LMF: That's interesting that you employ this commercial language as vehicle for emotional content response. I always think of stock imagery as being just empty enough—waiting for emotional content—but there is something different in your work in that one faintly glimpses something a bit rawer or idiosyncratically personal. Could you say a bit more about the potential that you see in cliché and commercial photography?

RR: I suppose it might sound a bit strange to talk about emotional response when, as you say, the images are so flat, but it is exactly this flatness that allows me to talk about some things that would otherwise be too biographical, too embarrassing, or perhaps too banal. I use the veneer of a commercial aesthetic as a smokescreen for saying things that, rendered otherwise, would be some sort of horrific confessional kitchen sink drama. Likewise with cliché, using a "romantic" image of a man and a woman actually allows me the freedom to say anything I want, a bit like the inappropriate outbursts of a ventriloquist's dummy. I am passing the buck.

Stock footage has a particular fascination (or is particularly useful) for the nature of its content. Because it is often used to sell products that have no material substance: health insurance, pensions, mortgages for example, there is a huge array of glossy flat images of people being ill, witnessing traffic accidents, attending funerals and worrying about bills. There is happy stuff too of course, but that's not so remarkable. I find these clips moving, and more so for their matter-of-factness and lack of context. These subjects aren't very visible in the entertainment industry and rarely in visual art. It's quite unique. 

LMF: So it's kind of a very straightforward visual poetics—abstract concepts, emotions or experiences played out almost like a game of charades, yet touching on awkward, dull or painful subjects. Why do you think that the smooth aesthetics of commercial photography have become a dominant aesthetic among artists that has recently come to signify that we are talking about "the Internet," when our experiences of browsers and such is usually, in fact, rather cluttered and messy?

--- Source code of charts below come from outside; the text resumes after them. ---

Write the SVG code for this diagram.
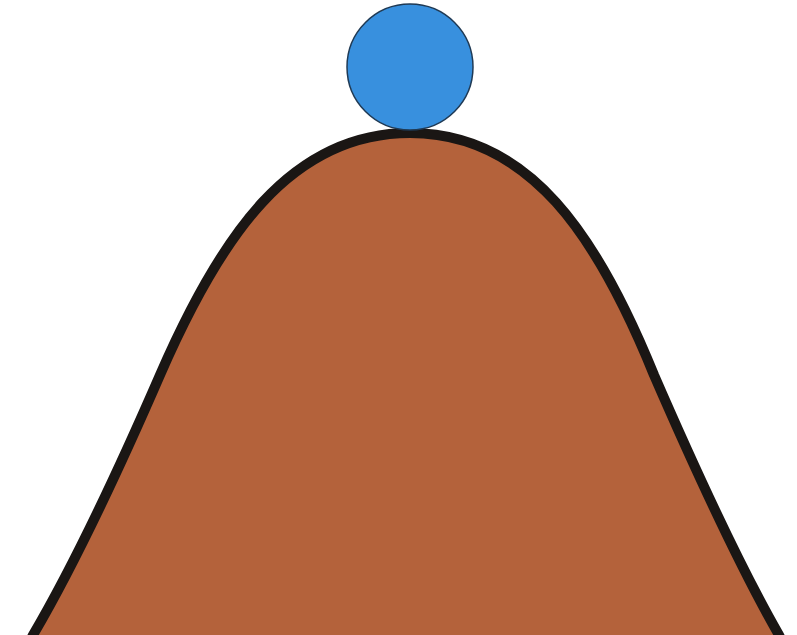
<svg xmlns="http://www.w3.org/2000/svg" width="797" height="635" viewBox="0 0 797 635">
<style>
.hill{fill:#b4623b;stroke:#1a1614;stroke-width:10;stroke-linejoin:round}
.ball{fill:#3890de;stroke:#1f3a55;stroke-width:1.5}
</style>
<rect width="797" height="635" fill="#ffffff"/>
<g id="hill">
<path class="hill" d="M 30,641 L 33,635 C 73,567 120,467 160,375 C 220,237 290,133 410,133 C 530,133 598,237 654,375 C 694,467 740,567 779,635 L 782,641 Z"/>
</g>
<g id="ball">
<circle class="ball" cx="410" cy="67" r="63"/>
</g>
</svg>
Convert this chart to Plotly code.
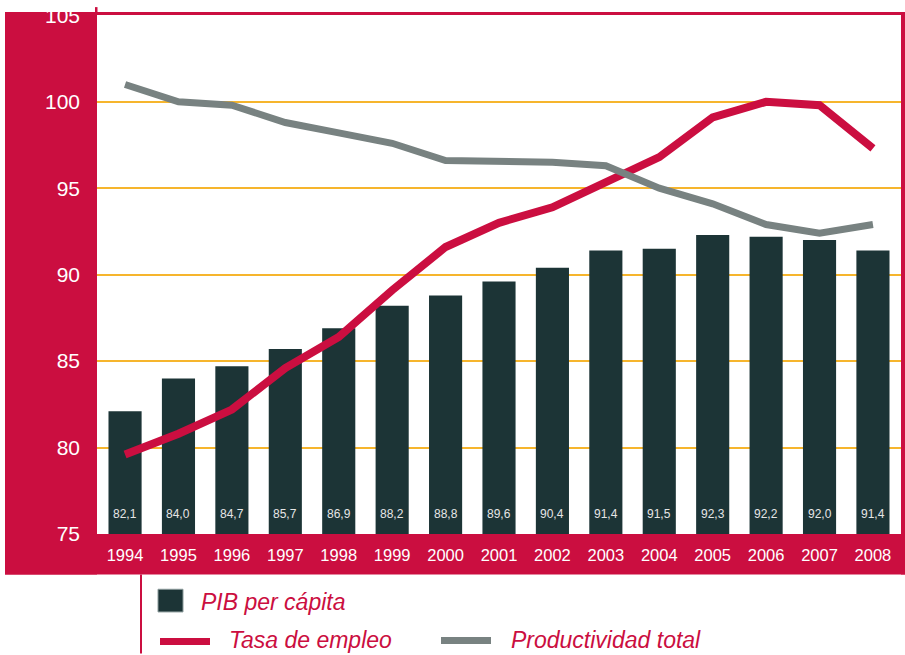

RR: Good question. Is it because commercial material such as stock footage has become so much easier to access through the internet? Or is it because advertisers have sought to occupy the very same spaces originally conceived of as platforms for publishing non-commercial or personal material such as YouTube and Facebook, so there is a kind of day-to-day contamination?

Age: 42 

Location: London

How/when did you begin working creatively with technology?

I didn't start using digital technology within my art work until I began making videos around the year 2000. It was then that I got heavily into post-production and started using AfterEffects to collage video and still images together, using old-fashioned special effects methods, but rendering them digitally rather than photographically. Since then, I go in phases of using animation and very visible post-production, in my quicker, more experimental work, to a much more traditional style of studio filmmaking, where I would say the technology is simply a means to an end, rather than integral to the aesthetic.

Where did you go to school? What did you study?

Fine Art at Nottingham Trent University and later an MA in photography in the media department at Goldsmiths in London. This was an attempt to become better employable. In contradiction to my own life plan however, I spent the year making experimental videos and any serious idea of a career in the commercial sector evaporated! 

What do you do for a living or what occupations have you held previously?

Now I make art and teach, Fine Art and Filmmaking. Previously I have been a prop maker, scenic artist, graphic designer, window dresser, personal assistant, office manager and other. 

What does your desktop or workspace look like?

An array of images, highlights include a picture of a running tap with the words "YOU TURN ME ON;" a postcard of a high class fishing outfit by Barbour from the V&A; an illustration of a slovenly Walter Mattheau in The Odd Couple, lazing in a chair surrounded by bachelor detritus; a watercolour titled The Evil Genius by mystic artist Austin Osman Spare; a C16th altar piece by Jorg Breu with Christ being beaten with wooden poles.